Fuel Issues? Solved.

With owning outdoor power equipment comes responsibility ' storing it correctly, keeping it clean, and maintaining it so it runs properly. However, sometimes you may run into starting issues that are related to fuel, which can cause engine damage or ruin a piece of equipment altogether. 

Being aware of how fuel effects your equipment's performance is critical to keeping it in good working condition from season to season. Consider these fuel tips to ensure your equipment will run smoothly and last longer.  

 

Why ethanol fuel is bad for your equipment

Most fuel contains ethanol, which is a grain alcohol distilled from corn and sugar. Fuels with ethanol work well in larger engines, like cars, but can be very harmful to your outdoor power equipment ' as it burns hotter in smaller engines and can cause damage. Ethanol attracts moisture from the air, and when the two substances bond together, phase separation occurs.

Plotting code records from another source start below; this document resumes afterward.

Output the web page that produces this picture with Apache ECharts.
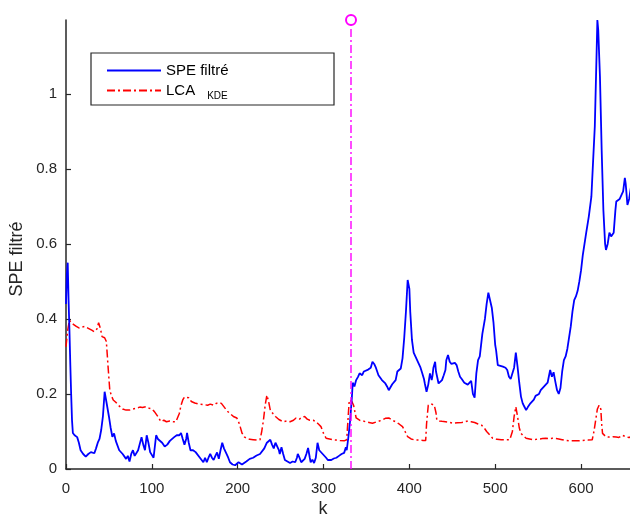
<!DOCTYPE html>
<html>
<head>
<meta charset="utf-8">
<script src="https://cdn.jsdelivr.net/npm/echarts@6/dist/echarts.min.js"></script>
<style>html,body{margin:0;padding:0;background:#fff}#c{width:630px;height:521px}</style>
</head>
<body>
<div id="c"></div>
<script>
const xTicks = [0, 100, 200, 300, 400, 500, 600];
const yTicks = [0, 0.2, 0.4, 0.6, 0.8, 1];
const faultK = 332;

const speK = [0,1,2,3,4,5,6,7,8,10,11,13,15,17,20,23,26,29,31,33,35,37,39,41,43,45,47,50,52,54,56,58,60,62,64,66,68,70,72,74,76,78,80,82,84,86,88,90,92,94,96,98,100,102,104,105,107,109,112,115,118,121,123,126,129,132,134,136,138,140,141,143,145,148,151,153,156,158,160,162,164,166,168,170,172,174,176,178,180,182,184,187,189,191,194,197,199,201,203,205,207,210,214,218,222,226,228,231,234,236,238,240,242,244,246,248,249,251,253,255,258,261,264,267,269,270,272,274,276,278,280,282,284,285,287,289,291,293,295,297,299,301,303,305,309,312,315,318,321,323,324,326,327,329,331,333,334,336,338,340,342,345,347,349,352,355,357,359,361,364,366,368,370,372,374,376,378,380,382,384,386,388,390,392,394,396,398,400,401,403,405,407,409,411,413,415,417,418,420,422,423,424,426,427,428,430,431,432,434,436,438,440,442,443,445,447,449,451,453,455,457,459,461,462,464,466,468,470,472,474,476,478,480,482,485,488,490,492,494,496,498,500,501,503,506,509,512,514,516,518,520,522,524,526,528,530,532,534,536,538,539,541,543,545,547,549,551,553,555,557,559,561,562,564,566,568,570,572,574,576,578,580,582,584,586,588,590,592,594,596,598,600,602,604,606,609,612,614,616,618,619,620,622,624,626,628,629,631,633,635,637,638,640,641,643,645,647,649,651,652,654,656,658];
const speVal = [0.44,0.52,0.55,0.45,0.37,0.28,0.20,0.13,0.096,0.09,0.095,0.085,0.07,0.05,0.04,0.033,0.04,0.045,0.04,0.042,0.055,0.07,0.08,0.104,0.14,0.206,0.18,0.14,0.11,0.086,0.095,0.075,0.07,0.05,0.055,0.04,0.035,0.027,0.035,0.02,0.04,0.05,0.035,0.03,0.05,0.045,0.085,0.065,0.05,0.09,0.07,0.045,0.04,0.03,0.07,0.09,0.08,0.08,0.07,0.06,0.065,0.075,0.08,0.085,0.09,0.09,0.096,0.08,0.065,0.08,0.096,0.07,0.05,0.05,0.045,0.04,0.03,0.024,0.018,0.03,0.018,0.03,0.04,0.03,0.024,0.035,0.044,0.027,0.05,0.07,0.055,0.04,0.03,0.018,0.012,0.01,0.008,0.018,0.016,0.012,0.013,0.02,0.027,0.03,0.036,0.04,0.04,0.055,0.07,0.072,0.078,0.065,0.055,0.07,0.07,0.05,0.04,0.058,0.04,0.024,0.02,0.016,0.02,0.018,0.03,0.04,0.03,0.018,0.02,0.027,0.04,0.056,0.03,0.018,0.025,0.016,0.03,0.07,0.05,0.048,0.04,0.036,0.03,0.024,0.024,0.028,0.03,0.035,0.04,0.045,0.043,0.058,0.05,0.086,0.13,0.19,0.23,0.22,0.237,0.245,0.255,0.25,0.26,0.264,0.265,0.27,0.286,0.28,0.27,0.25,0.245,0.237,0.235,0.228,0.22,0.21,0.215,0.226,0.23,0.237,0.26,0.262,0.268,0.295,0.35,0.42,0.504,0.48,0.42,0.344,0.31,0.3,0.29,0.28,0.27,0.255,0.24,0.228,0.206,0.225,0.24,0.255,0.237,0.25,0.27,0.286,0.26,0.255,0.228,0.23,0.237,0.25,0.264,0.29,0.304,0.286,0.28,0.28,0.283,0.277,0.26,0.246,0.24,0.237,0.23,0.226,0.225,0.222,0.235,0.2,0.19,0.255,0.29,0.3,0.36,0.4,0.44,0.47,0.465,0.43,0.39,0.33,0.317,0.277,0.275,0.273,0.27,0.264,0.246,0.24,0.235,0.27,0.31,0.273,0.23,0.193,0.175,0.166,0.157,0.165,0.17,0.175,0.18,0.185,0.195,0.195,0.2,0.21,0.215,0.22,0.224,0.23,0.233,0.264,0.246,0.258,0.233,0.21,0.2,0.216,0.26,0.29,0.3,0.32,0.35,0.38,0.42,0.45,0.46,0.475,0.5,0.53,0.57,0.6,0.63,0.673,0.726,0.82,0.913,1.1,1.197,1.17,1.046,0.85,0.69,0.6,0.584,0.6,0.63,0.62,0.625,0.63,0.69,0.713,0.71,0.72,0.716,0.74,0.776,0.76,0.704,0.72,0.75];

const lcaK = [0,2,4,6,9,12,15,18,22,26,30,33,36,38,40,42,45,47,49,51,53,55,58,61,63,66,70,74,78,82,86,89,93,97,100,103,105,107,109,111,114,117,121,125,128,130,132,134,136,138,140,143,146,150,155,160,165,168,172,175,178,181,183,186,189,191,195,199,202,205,208,210,214,218,222,226,228,230,232,234,236,238,241,244,248,253,257,261,265,268,272,275,278,281,284,288,291,294,297,300,303,307,311,315,319,324,327,329,330,333,335,338,342,346,349,353,357,361,365,368,372,376,380,384,388,392,395,398,402,407,412,416,419,420,422,425,429,431,432,435,438,442,446,451,456,461,465,468,472,476,480,484,487,490,494,497,502,507,512,517,520,522,524,526,528,530,533,536,540,544,548,551,555,559,563,567,571,574,578,582,586,590,596,602,608,613,615,617,619,621,623,624,625,627,629,633,637,641,644,648,652,656,658];
const lcaVal = [0.326,0.37,0.397,0.39,0.385,0.38,0.376,0.378,0.38,0.375,0.37,0.366,0.373,0.39,0.375,0.353,0.35,0.34,0.273,0.21,0.195,0.184,0.178,0.17,0.166,0.16,0.157,0.157,0.16,0.162,0.165,0.164,0.166,0.162,0.16,0.153,0.148,0.14,0.132,0.126,0.13,0.126,0.128,0.126,0.126,0.126,0.148,0.17,0.184,0.192,0.197,0.19,0.18,0.176,0.173,0.172,0.17,0.173,0.17,0.175,0.177,0.175,0.17,0.16,0.152,0.148,0.14,0.136,0.12,0.096,0.085,0.08,0.079,0.078,0.077,0.078,0.1,0.13,0.17,0.197,0.18,0.157,0.148,0.14,0.132,0.126,0.128,0.126,0.13,0.136,0.133,0.138,0.14,0.133,0.13,0.13,0.126,0.12,0.113,0.095,0.082,0.08,0.078,0.077,0.076,0.075,0.078,0.15,0.184,0.18,0.17,0.136,0.13,0.128,0.126,0.124,0.122,0.125,0.128,0.13,0.135,0.136,0.13,0.126,0.12,0.113,0.1,0.086,0.08,0.077,0.077,0.076,0.076,0.12,0.17,0.174,0.17,0.15,0.13,0.128,0.127,0.126,0.125,0.122,0.123,0.124,0.126,0.128,0.126,0.124,0.12,0.117,0.11,0.1,0.09,0.082,0.079,0.078,0.078,0.078,0.1,0.14,0.166,0.14,0.11,0.095,0.088,0.082,0.08,0.078,0.079,0.08,0.081,0.082,0.081,0.082,0.081,0.08,0.078,0.076,0.075,0.075,0.075,0.076,0.077,0.078,0.1,0.13,0.16,0.17,0.16,0.12,0.095,0.09,0.086,0.085,0.086,0.085,0.084,0.09,0.086,0.084,0.086];

const xMax = 657;
const yMax = 1.197;

const chart = echarts.init(document.getElementById('c'), null, {renderer: 'canvas'});
const font = 'Liberation Sans, Arial, Helvetica, sans-serif';
const axisColor = '#262626';

chart.setOption({
  animation: false,
  backgroundColor: '#ffffff',
  grid: {left: 66, top: 20, right: 0, bottom: 52, containLabel: false},
  xAxis: {
    type: 'value', min: 0, max: xMax,
    axisLine: {show: true, onZero: false, lineStyle: {color: axisColor, width: 1.5}},
    axisTick: {show: true, inside: true, length: 5, customValues: xTicks, lineStyle: {color: axisColor, width: 1.2}},
    axisLabel: {customValues: xTicks, color: axisColor, fontSize: 15, fontFamily: font, margin: 12},
    splitLine: {show: false}
  },
  yAxis: {
    type: 'value', min: 0, max: yMax,
    axisLine: {show: true, onZero: false, lineStyle: {color: axisColor, width: 1.5}},
    axisTick: {show: true, inside: true, length: 5, customValues: yTicks, lineStyle: {color: axisColor, width: 1.2}},
    axisLabel: {customValues: yTicks, color: axisColor, fontSize: 15, fontFamily: font, margin: 9},
    splitLine: {show: false}
  },
  legend: {
    left: 101, top: 58, orient: 'vertical',
    itemWidth: 54, itemHeight: 14, itemGap: 5,
    data: ['SPE filtré', 'LCA KDE'],
    itemStyle: {opacity: 0},
    formatter: function (n) { return n === 'LCA KDE' ? '{a|LCA}{b|KDE}' : n; },
    textStyle: {
      color: '#000', fontSize: 15, fontFamily: font,
      rich: {
        a: {fontSize: 15, fontFamily: font, color: '#000'},
        b: {fontSize: 10, fontFamily: font, color: '#000', padding: [12, 0, 0, 12]}
      }
    }
  },
  graphic: [
    {type: 'rect', z: 3, shape: {x: 91, y: 53, width: 243, height: 52}, style: {fill: '#fff', stroke: axisColor, lineWidth: 1.2}},
    {type: 'text', x: 17, y: 259, rotation: Math.PI / 2, style: {text: 'SPE filtré', font: '18px ' + font, fill: axisColor, align: 'center', verticalAlign: 'middle'}},
    {type: 'text', x: 323, y: 509, style: {text: 'k', font: '18px ' + font, fill: axisColor, align: 'center', verticalAlign: 'middle'}}
  ],
  series: [
    {
      name: 'SPE filtré', type: 'line', symbol: 'none',
      data: speK.map((k, i) => [k, speVal[i]]),
      lineStyle: {color: '#0000ff', width: 1.8}, itemStyle: {color: '#0000ff'}, z: 3
    },
    {
      name: 'LCA KDE', type: 'line', symbol: 'none',
      data: lcaK.map((k, i) => [k, lcaVal[i]]),
      lineStyle: {color: '#ff0000', width: 1.5, type: [8, 3, 2, 3]}, itemStyle: {color: '#ff0000'}, z: 2
    },
    {
      name: 'fault', type: 'line', clip: false, symbol: 'none',
      data: [[faultK, 0], {value: [faultK, yMax], symbol: 'emptyCircle', symbolSize: 10}],
      lineStyle: {color: '#ff00ff', width: 1.4, type: [8, 3, 2, 3]},
      itemStyle: {color: '#ff00ff', borderColor: '#ff00ff', borderWidth: 1.5}, z: 4
    }
  ]
});
</script>
</body>
</html>
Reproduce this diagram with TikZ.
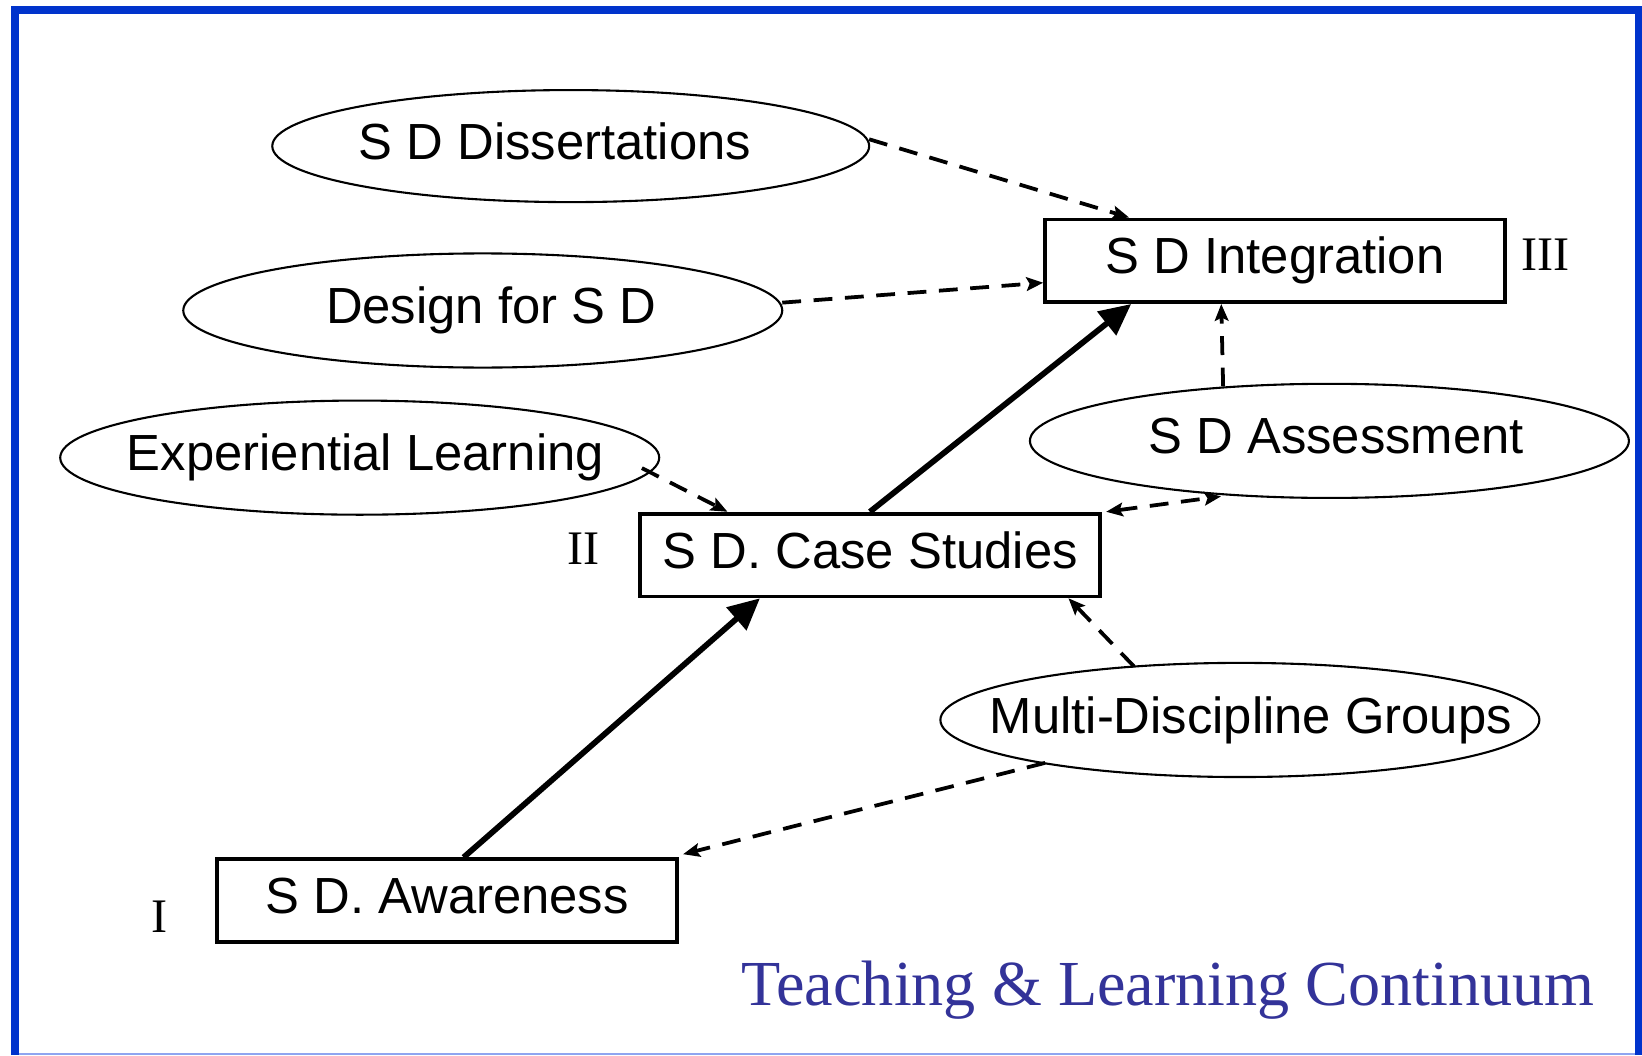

This means water separates from the gasoline and settles at the bottom of the gas tank. The bottom of the tank is then lined with raw ethanol and water which becomes the first layer to enter your engine when it's turned on, leaving no lubrication. With no lubrication, corrosion to the rubber, plastic and metal components of the system is inevitable. 

 

 

What fuel should be used?

To minimize issues, use fuel that has the least amount of ethanol content as possible. If you're picking up fuel from a gas station, most sell 'E-10' gas which contains 10% ethanol; this can be used for your equipment. Make sure to avoid any gas with 'E-15,' as 15% ethanol gases will damage smaller engines. 

There are many synthetic gases on the market that don't contain any ethanol. These are great options for smaller engines like string trimmers, walk-behind mowers, leaf blowers and snow throwers. TruFuel® is a good option for items that are higher-revving, hotter-running, and have 2-cycle and small 4-cycle engines.